After visiting Lawrence Krause, a family financial planner, the couple became concerned that they were spending too much and not putting enough funds aside for both their child's future education needs and their own retirement. Greg earns $85,000 per year, but with the rising costs of education, their past contribution efforts have left them short of their financial goals.
To estimate the amount of money the Quilicis need to begin putting away for future security some general information was obtained by their financial planner. The couple felt that the amount of money they currently contribute to their Koegh plan would be sufficient for their retirement needs. What they had not accounted for was Brady's education.
Greg is an alumni of Stanford University, a private school with an extremely high tuition of approximately $20,000 per year. Debra graduated from the University of North Carolina at Chapel Hill. The tuition expense there is only $2,500 per year. When Brady turns 18, the couple wishes to send him to either of these exceptional universities. They have a slight preference for the much more local Stanford University. The problem, however, is that with the rate at which tuition is increasing the Quilicis are not sure they can raise enough money.
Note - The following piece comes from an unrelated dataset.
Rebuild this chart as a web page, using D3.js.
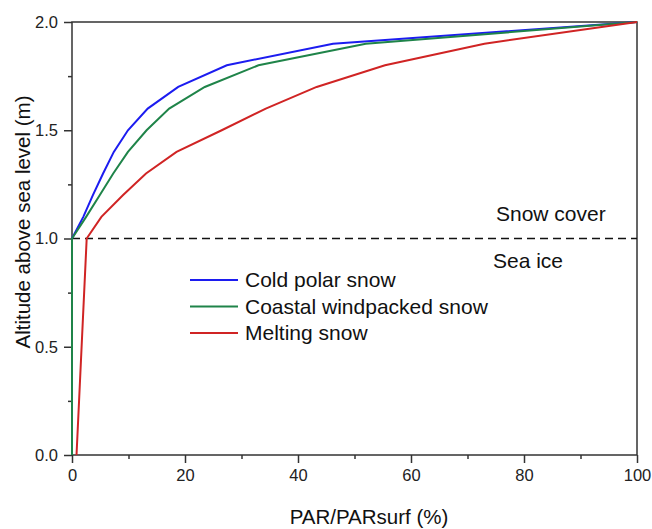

To assist in the calculations, assume the tuition at both universities will increase at an annual rate of 5%. Living expenses are currently estimated at $6,000 per year at both schools. This expense is expected to grow at only 3% per year. Further assume the Quilicis can deposit their money into a growth oriented mutual fund at Neuberger & Berman Management, Inc., which has historically earned a 12% return per annum (1% per month).
The couple wishes to have a pre-determined monthly amount automatically drafted from their checking account. When Brady starts college they will slowly liquidate the account by making an annual payment to Brady to cover tuition and living expenses at the beginning of each year for the four years he will be in college.